====== Recorded data
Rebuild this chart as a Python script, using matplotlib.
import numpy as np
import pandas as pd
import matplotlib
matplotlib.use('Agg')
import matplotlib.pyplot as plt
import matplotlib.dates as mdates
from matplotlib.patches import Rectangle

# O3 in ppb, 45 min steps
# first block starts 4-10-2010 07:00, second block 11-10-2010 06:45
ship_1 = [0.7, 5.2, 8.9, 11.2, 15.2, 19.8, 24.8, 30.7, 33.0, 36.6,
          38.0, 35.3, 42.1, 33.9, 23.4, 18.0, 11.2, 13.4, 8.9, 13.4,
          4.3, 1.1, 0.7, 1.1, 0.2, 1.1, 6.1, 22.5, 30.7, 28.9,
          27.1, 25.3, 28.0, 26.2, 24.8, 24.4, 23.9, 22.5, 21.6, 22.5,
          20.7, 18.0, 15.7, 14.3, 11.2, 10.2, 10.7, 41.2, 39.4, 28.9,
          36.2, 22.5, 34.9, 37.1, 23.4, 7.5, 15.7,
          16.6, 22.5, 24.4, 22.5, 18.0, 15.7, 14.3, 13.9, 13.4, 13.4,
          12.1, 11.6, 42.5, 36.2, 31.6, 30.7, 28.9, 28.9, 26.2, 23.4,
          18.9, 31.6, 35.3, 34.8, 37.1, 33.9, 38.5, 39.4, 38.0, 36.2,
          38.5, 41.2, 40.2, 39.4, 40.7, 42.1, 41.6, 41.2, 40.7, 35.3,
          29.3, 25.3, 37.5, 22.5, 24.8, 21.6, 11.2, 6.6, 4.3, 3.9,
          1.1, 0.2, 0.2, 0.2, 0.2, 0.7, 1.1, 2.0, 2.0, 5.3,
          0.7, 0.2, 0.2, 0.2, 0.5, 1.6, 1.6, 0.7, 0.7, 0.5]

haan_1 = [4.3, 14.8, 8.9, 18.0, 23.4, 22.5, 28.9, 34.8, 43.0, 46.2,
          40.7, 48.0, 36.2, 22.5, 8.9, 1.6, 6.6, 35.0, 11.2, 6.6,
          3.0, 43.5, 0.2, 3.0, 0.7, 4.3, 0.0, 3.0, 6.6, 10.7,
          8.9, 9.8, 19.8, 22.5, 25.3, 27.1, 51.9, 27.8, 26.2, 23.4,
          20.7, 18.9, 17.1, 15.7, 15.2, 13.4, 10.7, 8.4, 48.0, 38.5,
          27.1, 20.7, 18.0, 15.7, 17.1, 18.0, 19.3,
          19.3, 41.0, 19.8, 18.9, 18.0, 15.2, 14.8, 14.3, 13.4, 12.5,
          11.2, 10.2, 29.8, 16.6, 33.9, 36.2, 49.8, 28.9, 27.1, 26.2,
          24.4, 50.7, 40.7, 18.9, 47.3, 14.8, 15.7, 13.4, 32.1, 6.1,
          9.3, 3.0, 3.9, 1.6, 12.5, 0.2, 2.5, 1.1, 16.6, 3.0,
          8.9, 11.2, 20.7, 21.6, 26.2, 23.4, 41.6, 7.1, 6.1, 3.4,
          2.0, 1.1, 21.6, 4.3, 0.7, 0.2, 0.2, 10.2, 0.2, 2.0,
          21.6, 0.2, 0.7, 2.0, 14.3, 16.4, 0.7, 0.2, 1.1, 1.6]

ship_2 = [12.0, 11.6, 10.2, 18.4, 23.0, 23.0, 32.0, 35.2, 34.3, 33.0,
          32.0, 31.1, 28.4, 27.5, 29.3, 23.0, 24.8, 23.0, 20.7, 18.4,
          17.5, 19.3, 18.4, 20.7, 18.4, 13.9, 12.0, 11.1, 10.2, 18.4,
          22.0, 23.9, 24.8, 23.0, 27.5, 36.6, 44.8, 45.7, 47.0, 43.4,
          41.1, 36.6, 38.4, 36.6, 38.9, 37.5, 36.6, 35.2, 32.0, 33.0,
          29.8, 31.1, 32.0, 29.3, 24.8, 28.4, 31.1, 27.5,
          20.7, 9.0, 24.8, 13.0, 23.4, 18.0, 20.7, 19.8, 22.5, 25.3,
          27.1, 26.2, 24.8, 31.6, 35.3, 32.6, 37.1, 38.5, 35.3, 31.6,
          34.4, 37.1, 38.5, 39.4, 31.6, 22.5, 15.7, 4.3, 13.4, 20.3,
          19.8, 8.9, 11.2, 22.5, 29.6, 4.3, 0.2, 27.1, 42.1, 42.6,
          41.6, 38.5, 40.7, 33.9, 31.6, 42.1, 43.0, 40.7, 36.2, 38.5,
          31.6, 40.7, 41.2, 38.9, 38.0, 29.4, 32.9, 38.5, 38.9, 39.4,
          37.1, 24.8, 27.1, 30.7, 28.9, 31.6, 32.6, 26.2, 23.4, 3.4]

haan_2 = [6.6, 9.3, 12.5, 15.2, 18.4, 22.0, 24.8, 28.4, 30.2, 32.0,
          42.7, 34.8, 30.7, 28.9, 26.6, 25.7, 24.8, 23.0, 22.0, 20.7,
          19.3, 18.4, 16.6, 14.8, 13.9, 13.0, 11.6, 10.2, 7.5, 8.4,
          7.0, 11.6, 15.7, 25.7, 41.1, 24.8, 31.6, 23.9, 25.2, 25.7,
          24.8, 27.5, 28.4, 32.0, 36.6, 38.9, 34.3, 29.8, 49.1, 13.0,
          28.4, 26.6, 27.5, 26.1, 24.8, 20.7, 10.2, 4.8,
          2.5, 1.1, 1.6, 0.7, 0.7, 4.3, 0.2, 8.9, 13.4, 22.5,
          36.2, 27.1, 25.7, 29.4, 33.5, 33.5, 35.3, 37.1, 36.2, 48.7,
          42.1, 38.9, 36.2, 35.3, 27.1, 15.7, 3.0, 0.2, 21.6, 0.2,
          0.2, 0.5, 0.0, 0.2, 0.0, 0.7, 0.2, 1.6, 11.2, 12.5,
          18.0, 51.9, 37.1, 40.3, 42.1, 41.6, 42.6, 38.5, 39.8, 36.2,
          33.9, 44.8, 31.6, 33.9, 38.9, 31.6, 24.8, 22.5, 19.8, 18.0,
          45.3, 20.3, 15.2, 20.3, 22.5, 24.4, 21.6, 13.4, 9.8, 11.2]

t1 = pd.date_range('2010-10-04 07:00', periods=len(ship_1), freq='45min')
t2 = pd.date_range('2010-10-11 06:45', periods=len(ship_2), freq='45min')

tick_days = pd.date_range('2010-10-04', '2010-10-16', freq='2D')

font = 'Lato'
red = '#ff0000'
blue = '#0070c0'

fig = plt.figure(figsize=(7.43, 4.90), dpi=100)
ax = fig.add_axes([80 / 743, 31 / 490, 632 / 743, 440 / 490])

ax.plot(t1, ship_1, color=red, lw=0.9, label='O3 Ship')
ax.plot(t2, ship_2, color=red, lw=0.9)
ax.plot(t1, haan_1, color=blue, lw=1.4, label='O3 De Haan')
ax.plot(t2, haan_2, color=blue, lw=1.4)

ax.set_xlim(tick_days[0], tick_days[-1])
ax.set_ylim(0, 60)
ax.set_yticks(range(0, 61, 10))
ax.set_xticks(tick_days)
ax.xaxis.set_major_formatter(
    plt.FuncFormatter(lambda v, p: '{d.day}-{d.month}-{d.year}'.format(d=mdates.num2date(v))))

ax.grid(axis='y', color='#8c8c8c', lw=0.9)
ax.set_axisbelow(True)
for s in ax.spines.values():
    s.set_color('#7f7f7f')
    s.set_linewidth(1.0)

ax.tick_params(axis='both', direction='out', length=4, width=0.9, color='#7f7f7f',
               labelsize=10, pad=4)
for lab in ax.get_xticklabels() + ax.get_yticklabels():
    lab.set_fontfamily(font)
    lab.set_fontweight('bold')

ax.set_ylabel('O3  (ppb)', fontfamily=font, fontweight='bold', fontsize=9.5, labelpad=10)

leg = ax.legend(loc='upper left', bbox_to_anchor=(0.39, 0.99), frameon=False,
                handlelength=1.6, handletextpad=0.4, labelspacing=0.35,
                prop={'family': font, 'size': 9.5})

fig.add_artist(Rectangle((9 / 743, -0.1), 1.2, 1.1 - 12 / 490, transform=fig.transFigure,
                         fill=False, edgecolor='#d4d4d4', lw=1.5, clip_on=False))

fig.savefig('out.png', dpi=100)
============
Exactly as they stand, set down the lines from the top of the data through the line with "from matplotlib.patches import Rectangle".

Exercise output ->
Rebuild this chart as a Python script, using matplotlib.
import numpy as np
import pandas as pd
import matplotlib
matplotlib.use('Agg')
import matplotlib.pyplot as plt
import matplotlib.dates as mdates
from matplotlib.patches import Rectangle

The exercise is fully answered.